Over the weekend, when Indonesian President Joko “Jokowi” Widodo was officially inaugurated for a second time following his reelection victory earlier this year, he did so amid heightened security, with a wave of detentions by security personnel due to suspicions of terror plots. The atmosphere reinforced the reality that the terrorism threat continues to loom over Indonesia even as attention shifts to Jokowi’s second five-year term.
As I have noted before in these pages and elsewhere, Indonesia is no stranger to the threat of terrorism. For instance, in the 2000s, Jemaah Islamiyah (JI), regarded as the Southeast Asian offshoot of al-Qaeda, was held responsible for some of the deadliest terror attacks in the subregion, including the 2002 Bali bombings.
Terrorism fears have continued on under Jokowi’s tenure as well since he was first elected in 2014. During Jokowi’s first term, the threat of terrorism has been once again heightened in Southeast Asia amid the rise of the Islamic State and other related groups as well including JI, with attacks including in Jakarta in January 2016 and in Surabaya in 2018. While the Indonesian government has been attempting to undertake a range of measures to address the threat – including arrests and crackdowns of militants, strengthening legal tools available for security forces to handle suspected terrorists and sympathizers, increasing the attention to deradicalization efforts, and promoting regional and subregional cooperation in areas such as intelligence sharing – concerns remain.
As Jokowi is inaugurated for the start of his second term, the terrorism threat still looms large over Indonesia amid broader questions about the future of its domestic and foreign policy. Earlier this month, Indonesia’s chief security minister Wiranto was stabbed by what police identified as a member of a pro-Islamic State group in an alarming development that reinforced the vulnerability of the country to the threat at the highest levels. Furthermore, ahead of Jokowi’s inauguration, Indonesia detained dozens of suspects, in part due to a suspicion of potential terror plots.

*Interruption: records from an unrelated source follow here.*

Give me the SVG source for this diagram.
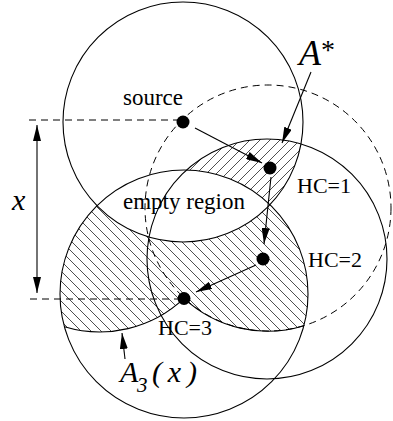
<svg xmlns="http://www.w3.org/2000/svg" width="393" height="421" viewBox="0 0 393 421">
<style>
.c{fill:none;stroke:#000;stroke-width:1.1}
.d{fill:none;stroke:#000;stroke-width:1;stroke-dasharray:7 5}
.a{fill:none;stroke:#000;stroke-width:1.1;marker-end:url(#ah)}
.n{fill:#000}
.t{font-family:"Liberation Serif","Times New Roman",serif;fill:#000}
.i{font-style:italic}
.h{stroke:#222;stroke-width:0.8;fill:none}
</style>
<defs>
<marker id="ah" markerWidth="16" markerHeight="8" refX="16" refY="4" orient="auto-start-reverse" markerUnits="userSpaceOnUse">
<path d="M0,0 L16,4 L0,8 Z" fill="#000"/>
</marker>
<pattern id="hatchF" width="10" height="10" patternUnits="userSpaceOnUse">
<path class="h" d="M-1,1 L1,-1 M0,10 L10,0 M9,11 L11,9"/>
</pattern>
<pattern id="hatchB" width="10" height="10" patternUnits="userSpaceOnUse">
<path class="h" d="M-1,9 L1,11 M0,0 L10,10 M9,-1 L11,1"/>
</pattern>
<clipPath id="cS"><circle cx="183" cy="122" r="120"/></clipPath>
<clipPath id="cC2"><circle cx="267" cy="259" r="120"/></clipPath>
<clipPath id="cC3"><circle cx="184" cy="294" r="124"/></clipPath>
<clipPath id="nC3"><path clip-rule="evenodd" d="M0,0H393V421H0Z M60,294 a124,124 0 1,0 248,0 a124,124 0 1,0 -248,0Z"/></clipPath>
<clipPath id="nS"><path clip-rule="evenodd" d="M0,0H393V421H0Z M63,122 a120,120 0 1,0 240,0 a120,120 0 1,0 -240,0Z"/></clipPath>
<clipPath id="cMD"><circle cx="100" cy="209" r="123"/><circle cx="268" cy="208" r="123"/></clipPath>
</defs>
<rect width="393" height="421" fill="#fff"/>

<g id="region-Astar" clip-path="url(#cS)">
<g clip-path="url(#cC2)">
<rect width="393" height="421" fill="url(#hatchF)" clip-path="url(#nC3)"/>
</g>
</g>
<g id="region-A3x" clip-path="url(#cC3)">
<g clip-path="url(#nS)">
<rect width="393" height="421" fill="url(#hatchB)" clip-path="url(#cMD)"/>
</g>
</g>

<g id="ranges">
<circle class="c" cx="183" cy="122" r="120"/>
<circle class="c" cx="267" cy="259" r="120"/>
<circle class="c" cx="184" cy="294" r="124"/>
<circle class="d" cx="268" cy="208" r="123"/>
<path class="c" d="M64.4,326.8 A123,123 0 0 0 184,298.4"/>
<path class="c" d="M184,298.4 A123,123 0 0 0 303.9,325.7"/>
</g>

<g id="connectors">
<line class="d" x1="29" y1="120" x2="183" y2="120"/>
<line class="d" x1="30" y1="299" x2="184" y2="299"/>
<line x1="37" y1="125" x2="37" y2="293" stroke="#000" stroke-width="1.1" marker-start="url(#ah)" marker-end="url(#ah)"/>
<line class="a" x1="195" y1="128" x2="262" y2="163"/>
<line class="a" x1="311" y1="72" x2="282" y2="143"/>
<line class="a" x1="271" y1="177" x2="264" y2="244"/>
<line class="a" x1="256" y1="265" x2="196" y2="292"/>
<line class="a" x1="125" y1="359" x2="122" y2="333"/>
</g>

<g id="source"><circle class="n" cx="183" cy="122" r="6.5"/><text class="t" x="123" y="105" font-size="23">source</text></g>
<g id="hc1"><circle class="n" cx="270" cy="168" r="6.5"/><text class="t" x="297" y="193" font-size="22">HC=1</text></g>
<g id="hc2"><circle class="n" cx="263" cy="259" r="6.5"/><text class="t" x="308" y="267" font-size="22">HC=2</text></g>
<g id="hc3"><circle class="n" cx="184" cy="298.5" r="6.5"/><text class="t" x="158" y="335" font-size="22">HC=3</text></g>
<g id="empty-region"><text class="t" x="123" y="209" font-size="23">empty region</text></g>
<g id="label-Astar"><text class="t i" x="299" y="65" font-size="36">A</text><text class="t" x="321" y="59" font-size="28">*</text></g>
<g id="label-A3x"><text class="t i" x="120" y="382" font-size="30">A</text><text class="t i" x="137" y="392" font-size="21">3</text><text class="t i" x="152" y="382" font-size="30" textLength="45" lengthAdjust="spacing">(x)</text></g>
<g id="label-x"><text class="t i" x="12" y="210" font-size="30">x</text></g>
</svg>
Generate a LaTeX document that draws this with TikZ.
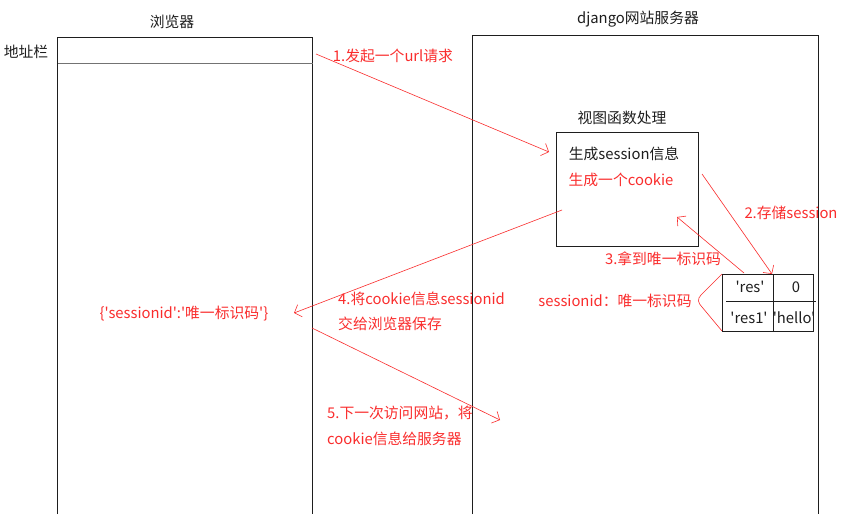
\documentclass[tikz,border=0pt]{standalone}
\usepackage{fontspec}
\newfontfamily\cn{Noto Sans CJK SC}
\usetikzlibrary{arrows.meta}
\definecolor{rd}{RGB}{250,45,45}
\definecolor{ln}{RGB}{30,30,30}
\begin{document}
\begin{tikzpicture}[x=1pt,y=-1pt,
  font=\cn\fontsize{14.8}{17}\selectfont,
  frame/.style={draw=ln, line width=0.9pt},
  txt/.style={inner sep=0pt, text=ln},
  rtxt/.style={inner sep=0pt, text=rd},
  conn/.style={draw=rd, line width=0.6pt, -{Straight Barb[length=6pt,width=13pt,line width=0.6pt]}},
  brk/.style={draw=rd, line width=0.6pt}]
\useasboundingbox[fill=white] (0,0) rectangle (842,514);
% browser
\draw[frame] (57,514) -- (57,37) -- (312,37) -- (312,514);
\draw[draw=gray!90!black, line width=1pt] (58,63) -- (313,63);
\node[txt] (tb) at (172,22) {浏览器};
\node[txt] (ta) at (26,52) {地址栏};
% server
\draw[frame] (472,514) -- (472,35) -- (818,35) -- (818,514);
\node[txt] (ts) at (638,19) {django网站服务器};
% view box
\node[frame, minimum width=142pt, minimum height=114pt, inner sep=0pt] (view) at (627,189) {};
\node[txt] (tv) at (622,118) {视图函数处理};
\node[txt] (g1) at (624,154) {生成session信息};
\node[rtxt] (g2) at (621,180) {生成一个cookie};
% table
\draw[frame, line width=0.8pt] (722,274) rectangle (813,331);
\draw[ln, line width=0.8pt] (773,274) -- (773,331);
\draw[ln, line width=0.8pt] (726,301) -- (816,301);
\node[txt] (c11) at (750,287) {'res'};
\node[txt] (c12) at (796,287) {0};
\node[txt] (c21) at (749,318) {'res1'};
\node[txt] (c22) at (794,318) {'hello'};
\coordinate (tabtl) at (722,274);
\coordinate (tabbl) at (722,331);
\node[rtxt] (sid) at (615,301) {sessionid：唯一标识码};
\draw[brk] (tabtl) -- (701,295) .. controls (697,299) and (698,303) .. (702,307) -- (tabbl);
% browser cookie
\node[rtxt] (bc) at (184,314) {\{'sessionid':'唯一标识码'\}};
% labels
\node[rtxt] (l1) at (393,56) {1.发起一个url请求};
\node[rtxt] (l2) at (791,213) {2.存储session};
\node[rtxt] (l3) at (663,259) {3.拿到唯一标识码};
\node[rtxt, anchor=west] (l4a) at (338,299) {4.将cookie信息sessionid};
\node[rtxt, anchor=west] (l4b) at (338,324) {交给浏览器保存};
\node[rtxt, anchor=west] (l5a) at (327,413) {5.下一次访问网站，将};
\node[rtxt, anchor=west] (l5b) at (327,439) {cookie信息给服务器};
% connector endpoints
\coordinate (a1s) at (316,54);
\coordinate (a1e) at (549,152);
\coordinate (a2s) at (702,174);
\coordinate (a2e) at (772,274);
\coordinate (a3s) at (744,273);
\coordinate (a3e) at (677,217);
\coordinate (a4s) at (562,210);
\coordinate (a4e) at (294,313);
\coordinate (a5s) at (312,328);
\coordinate (a5e) at (500,420);
\draw[conn] (a1s) -- (a1e);
\draw[conn] (a2s) -- (a2e);
\draw[conn] (a3s) -- (a3e);
\draw[conn] (a4s) -- (a4e);
\draw[conn] (a5s) -- (a5e);
\end{tikzpicture}
\end{document}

The terrorism threat is likely to remain a challenge through Jokowi’s second term as well. Beyond individual incidents or periods of heightened threat levels, there are more enduring realities that undergird the threat, including conditions in other parts of Southeast Asia, where terror cells can incubate lone wolves and sympathizers that can carry out attacks in Indonesia itself. In addition, the fact that there are manifold lingering challenges to addressing the threat in Indonesia – from the lack of coordination between agencies to issues with training for prison personnel – means it is difficult to see the threat going away entirely anytime soon, as opposed to the pattern of ebbs and flows we have seen to date.
To be sure, terrorism is just one among many issues that the Jokowi will have to contend with in the security sphere, and the threat itself can be expected to evolve as it has done before as well. Nonetheless, as Jokowi’s second term shapes up, how quickly and comprehensively his government adapts and addresses the issues of terrorism and violent extremism are likely to be among the key areas on which he will be judged.